Jo Nesbo and Hysterical New Yorkers

There is a chilly little corner of the detective fiction world that belongs to the Scandinavians. We bundle up and visit from time to time, currently using our ice ax to hack through The Devil’s Star, the latest Jo Nesbo. We sort of liked the first two Nesbos, but it takes us a while in each book to get used to the hero’s name, which is Harry Hole. That’s right. What was Nesbo thinking? Big time reader Portia said she bailed out early from this one, and we understand why. Harry’s in an alcoholic fog for half the book, and it makes for very heavy going, but we have persisted, and it’s picked up the pace as Harry has put down the Jim Beam, so we’re going to make it through to the end, even though it has taken five times as long to read as a typical Sandford or six times as long as a Child. Oslo, which is where Nesbo events occur, is oddly attractive.

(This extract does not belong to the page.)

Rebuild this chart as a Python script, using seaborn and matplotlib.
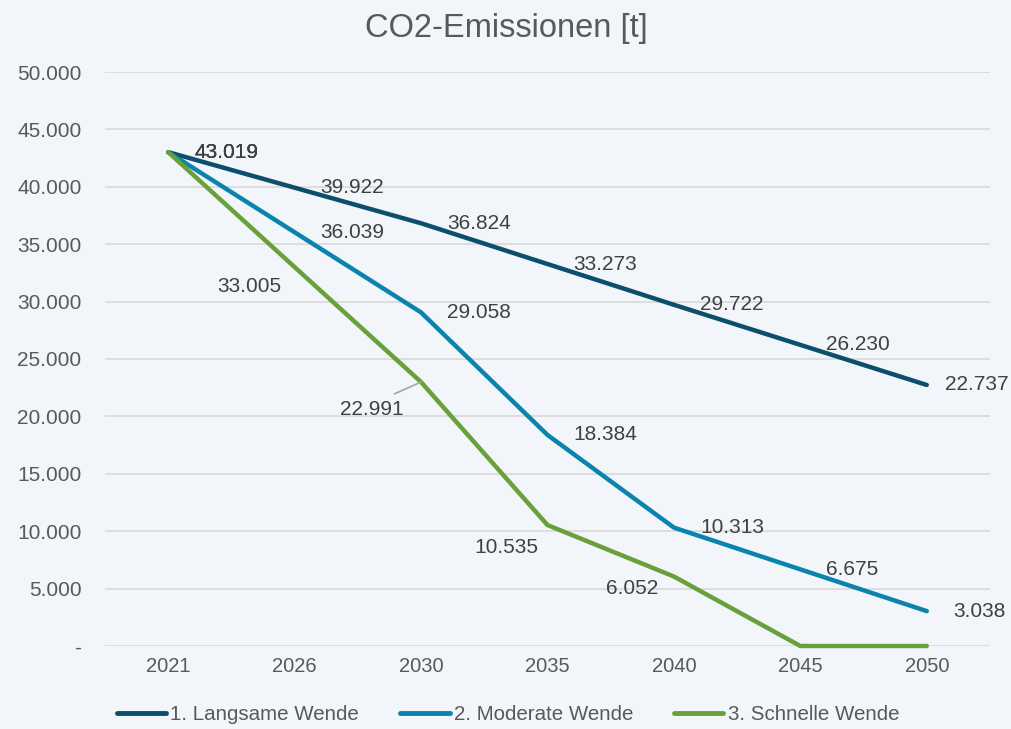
import pandas as pd
import numpy as np
import matplotlib
matplotlib.use("Agg")
import matplotlib.pyplot as plt
import seaborn as sns

# data
years = ["2021", "2026", "2030", "2035", "2040", "2045", "2050"]
langsam = [43019, 39922, 36824, 33273, 29722, 26230, 22737]
moderat = [43019, 36039, 29058, 18384, 10313, 6675, 3038]
schnell = [43019, 33005, 22991, 10535, 6052, 0, 0]
scenarios = ["1. Langsame Wende", "2. Moderate Wende", "3. Schnelle Wende"]
colors = ["#0B4F6C", "#0B84AD", "#68A03A"]

bg = "#F2F5F9"
txt = "#595959"
lbl = "#404040"
grid = "#D9D9D9"

sns.set_theme(style="white")
plt.rcParams["font.family"] = ["Liberation Sans", "DejaVu Sans"]

df = pd.DataFrame({
    "Jahr": years * 3,
    "Szenario": np.repeat(scenarios, len(years)),
    "t": langsam + moderat + schnell,
})


def de_fmt(v):
    if v == 0:
        return "-"
    return f"{v:,.0f}".replace(",", ".")


fig = plt.figure(figsize=(10.11, 7.29), dpi=100, facecolor=bg)
ax = fig.add_axes([105 / 1011, 1 - 646 / 729, 885 / 1011, 574 / 729])
ax.set_facecolor(bg)

sns.lineplot(data=df, x="Jahr", y="t", hue="Szenario", palette=colors,
             linewidth=3.2, sort=False, ax=ax, legend=True, clip_on=False,
             solid_capstyle="round")

ax.set_xlim(-0.5, len(years) - 0.5)
ax.set_ylim(0, 50000)
ax.set_yticks(np.arange(0, 50001, 5000))
ax.yaxis.set_major_formatter(plt.FuncFormatter(lambda v, p: de_fmt(v)))
ax.grid(axis="y", color=grid, linewidth=1.2)
ax.set_axisbelow(True)
for s in ax.spines.values():
    s.set_visible(False)
ax.tick_params(axis="y", length=0, pad=17, labelsize=15, labelcolor=txt)
ax.tick_params(axis="x", length=0, pad=8, labelsize=14.5, labelcolor=txt)
ax.set_xlabel("")
ax.set_ylabel("")

# data labels: first two series to the right of the point
for vals in [langsam, moderat]:
    for i, v in enumerate(vals):
        dx = 18 if (vals is langsam and i == len(vals) - 1) else 26
        ax.annotate(de_fmt(v), (i, v), xytext=(dx, 0), textcoords="offset pixels",
                    ha="left", va="center", fontsize=15, color=lbl)

# third series, labels placed below-left as in the original
offs = [(26, 0), (-45, -19), (-49, -27), (-41, -22), (-42, -12), None, None]
for i, v in enumerate(schnell):
    if offs[i] is None:
        continue
    dx, dy = offs[i]
    ha = "left" if dx > 0 else "center"
    ap = None
    if i == 2:
        ap = dict(arrowstyle="-", color="#A6A6A6", lw=1.2, shrinkA=0, shrinkB=0,
                  relpos=(0.85, 1.3))
    ax.annotate(de_fmt(v), (i, v), xytext=(dx, dy), textcoords="offset pixels",
                ha=ha, va="center", fontsize=15, color=lbl, arrowprops=ap)

fig.text(506 / 1011, 1 - 28 / 729, "CO2-Emissionen [t]", ha="center", va="center",
         fontsize=23.5, color=txt)

handles, labels = ax.get_legend_handles_labels()
ax.get_legend().remove()
leg = fig.legend(handles, labels, loc="center", bbox_to_anchor=(508 / 1011, 1 - 715 / 729),
                 ncol=3, frameon=False, fontsize=14.8, handlelength=2.4,
                 handletextpad=0.2, columnspacing=2.0, labelcolor=txt)
for h in leg.get_lines():
    h.set_linewidth(3.5)

fig.savefig("out.png", dpi=100, facecolor=bg)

It’s still bicycle month, and we’re still disgusted over Lesley Alderman’s weenie-brained piece about helmets in the 5/22 New York Times. It’s full of bad statistics and hysteria, the kind of piece the NYT editors who themselves live in fear of falling and hurting themselves love to run without fact checking. There’s a smug quote from a Vermonter too, wouldn’t you know. We’re not linking to the Alderman piece because we don’t want any connection with the idiot. Two days before that feebleminded rant we were taken to task in our own elevator for not wearing a helmet. (Not for not wearing a helmet in the elevator but for not wearing a helmet on our bicycle) The berater was, wouldn’t you know, a transplanted New Yorker, so sure of herself and her righteousness. And we can’t say anything, because the member is always right. Grrrrrr.